Co do Morcinka jeszcze - ponoć najbardziej bał się, że zabronią mu pisać, a jedną traumę już przeżył. Może i mógł inaczej, trudno go rozgrzeszać, można spróbować zrozumieć, niekoniecznie w systemie 0-1.
Ale kluczowa jest jego twórczość, na którą dziś patrzy się przez pęknięte szkło powiększające. Niesłusznie. Pozdrawiam, MZ
c
cirano
Morcinek był ofiarą polskiej komuny. Chciał żyć i pisać a ci postawili mu warunek, propozycję nie do odrzucenia. Zbuntować się owszem było możliwe, tylko...
Bliska mi Ślonsko rodzina była mi przykładem.
Obietnicę wójtostwa w jednym z podkatowickich miast, powiązali komuniści polscy z żądaniem stworzenia listy okolicznych Niemców do wysiedlenia. Mój znajomy stwierdził, że to nie godzi się z jego sumieniem, odmówił... stracił wszystko, o mało co i życia. Rodzina żyła w skrajnej nędzy, o mało jej nie zagłodzono...
M
Marcin Zasada, DZ
Witam - ciekawy wątek z tą kolektywizacją, żaden minister rolnictwa w tzw. wolnej Polsce się nie zająknął. Natomiast przypominam sobie, że w którejś z książek o Morcinku była teoria o tym, że GM nie pasował życiorysem do rzeczywistości i dlatego to jego wrobiono w cały ten cyrk.

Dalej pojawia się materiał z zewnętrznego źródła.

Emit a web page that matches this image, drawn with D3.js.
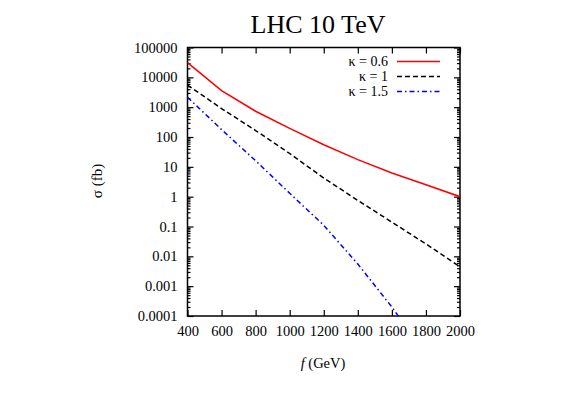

Sławny pisarz w robotniczym regionie - i zamiast rewolucjonista, jakiś filozof dobroci. Zamiast wojującego ateisty, wierzący człowiek, utrzymujący kontakty z duchowieństwem. I jaki rodowód prola i rebelianta, jak facet nawet nie należał do partii, a miał do czynienia z emigracją i sympatyzował z Andersem. Więc, według teorii, był trochę kłopotliwym indywiduum i przy okazji Stalinogrodu niejako nadarzyła się okazja, by go zrzucić ze stolca.
Pozdrawiam, MZ
j
jaga
Morcinek był "wykonawcą" woli partyjnych działaczy, więc dlaczego nie zrobić listy ówczesnych polityków ? to w głównej mierze oni są odpowiedzialni za ten akt, znaleźli tylko "czarną owcę" dla swoich haniebnych pomysłów aby przypodobać się Moskwie !!! Nie pochwalam tego czynu Morcinka ale mu wybaczam, mam sporo jego książek i nie modę inaczej. Historycy do dzieła - opublikujcie listę wszystkich tych "ziewających" a głosujących za Stalinogrodem - bo niby czemu mają pozostać anonimowi?
J
Jurek Ciurlok
Jeśli się nie mylę, to wniesienie pod obrady Sejmu sprawy zmiany nazwy Katowic akurat w tym momencie, nie było wcześniej przewidziane. Natomiast miano podjąć decyzję dotyczącą rozpoczęcia kolektywizacji rolnictwa w Polsce, która jako jedyna w obozie moskiewskim tego aktu uniknęła. Zmiana nazwy Katowic "wypchnęła" tamtą sprawę i już nigdy do niej nie powrócono. Moje informacje na ten temat nie są oficjalne, a zatem nie do końca pewne. Ale która wiedza o zakulisowych grach z tamtych czasów jest całkiem pewna? Podobno Morcinka zmuszono jakimś szantażem do wygłoszenia sławetnej mowy sejmowej, przygotowanej na szybko. Był wtedy najbardziej szanowaną postacią ze Śląska wśród posłów i dobrze mówił - stąd na Niego padło.